WHAT THE TASK ASKS
Repeat each entry as written and leave the images out of the copy.

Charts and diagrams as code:
● ● ● ● ●
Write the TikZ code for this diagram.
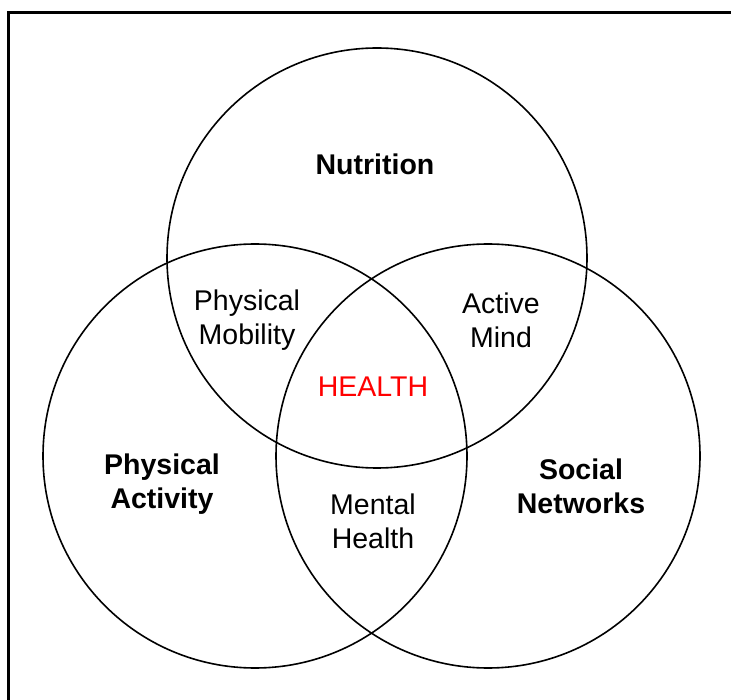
\documentclass[tikz,border=0pt]{standalone}
\usepackage{fontspec}
\setmainfont{Liberation Sans}
\usetikzlibrary{positioning}
\tikzstyle{set} = [circle, draw=black, line width=1.6pt, minimum size=422pt, inner sep=0pt]
\tikzstyle{mainlabel} = [align=center, font=\fontsize{28.5}{34}\selectfont\bfseries]
\tikzstyle{overlap} = [align=center, font=\fontsize{28.5}{34}\selectfont]
\tikzstyle{core} = [overlap, text=red]

\begin{document}
\begin{tikzpicture}[x=1pt, y=-1pt]
\useasboundingbox (0,0) rectangle (731,700);
\draw [line width=3pt] (8,13) rectangle (745,715);
  % Define the circles
\node (nutri) [set, minimum size=420pt] at (377,258) {};
\node (activ) [set, minimum size=424pt] at (255,456) {};
\node (social) [set, minimum size=424pt] at (488,456) {};

% Labels
\node (nutrilbl) [mainlabel] at (375,164) {Nutrition};
\node (activlbl) [mainlabel] at (162,484) {Physical\\Activity};
\node (sociallbl) [mainlabel] at (581,486) {Social\\Networks};
\node (mobility) [overlap] at (247,320) {Physical\\Mobility};
\node (mind) [overlap] at (501,320) {Active\\Mind};
\node (mental) [overlap] at (373,521) {Mental\\Health};
\node (health) [core] at (373,387) {HEALTH};

\end{tikzpicture}
\end{document}
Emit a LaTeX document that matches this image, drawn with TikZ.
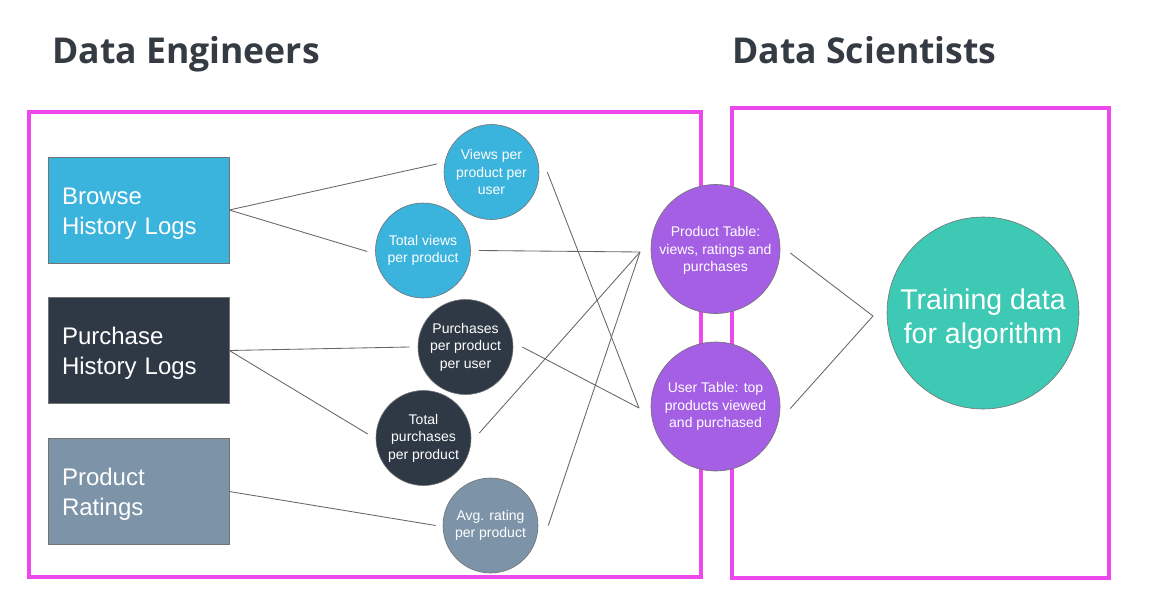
● ● ● ● ●
EXPECTED ANSWER
Write the TikZ code for this diagram.
\documentclass[tikz,border=0pt]{standalone}
\usepackage{fontspec}
\setmainfont{Liberation Sans}
\usetikzlibrary{positioning}
\tikzstyle{set} = [circle, draw=black, line width=1.6pt, minimum size=422pt, inner sep=0pt]
\tikzstyle{mainlabel} = [align=center, font=\fontsize{28.5}{34}\selectfont\bfseries]
\tikzstyle{overlap} = [align=center, font=\fontsize{28.5}{34}\selectfont]
\tikzstyle{core} = [overlap, text=red]

\begin{document}
\begin{tikzpicture}[x=1pt, y=-1pt]
\useasboundingbox (0,0) rectangle (731,700);
\draw [line width=3pt] (8,13) rectangle (745,715);
  % Define the circles
\node (nutri) [set, minimum size=420pt] at (377,258) {};
\node (activ) [set, minimum size=424pt] at (255,456) {};
\node (social) [set, minimum size=424pt] at (488,456) {};

% Labels
\node (nutrilbl) [mainlabel] at (375,164) {Nutrition};
\node (activlbl) [mainlabel] at (162,484) {Physical\\Activity};
\node (sociallbl) [mainlabel] at (581,486) {Social\\Networks};
\node (mobility) [overlap] at (247,320) {Physical\\Mobility};
\node (mind) [overlap] at (501,320) {Active\\Mind};
\node (mental) [overlap] at (373,521) {Mental\\Health};
\node (health) [core] at (373,387) {HEALTH};

\end{tikzpicture}
\end{document}
Emit a LaTeX document that matches this image, drawn with TikZ.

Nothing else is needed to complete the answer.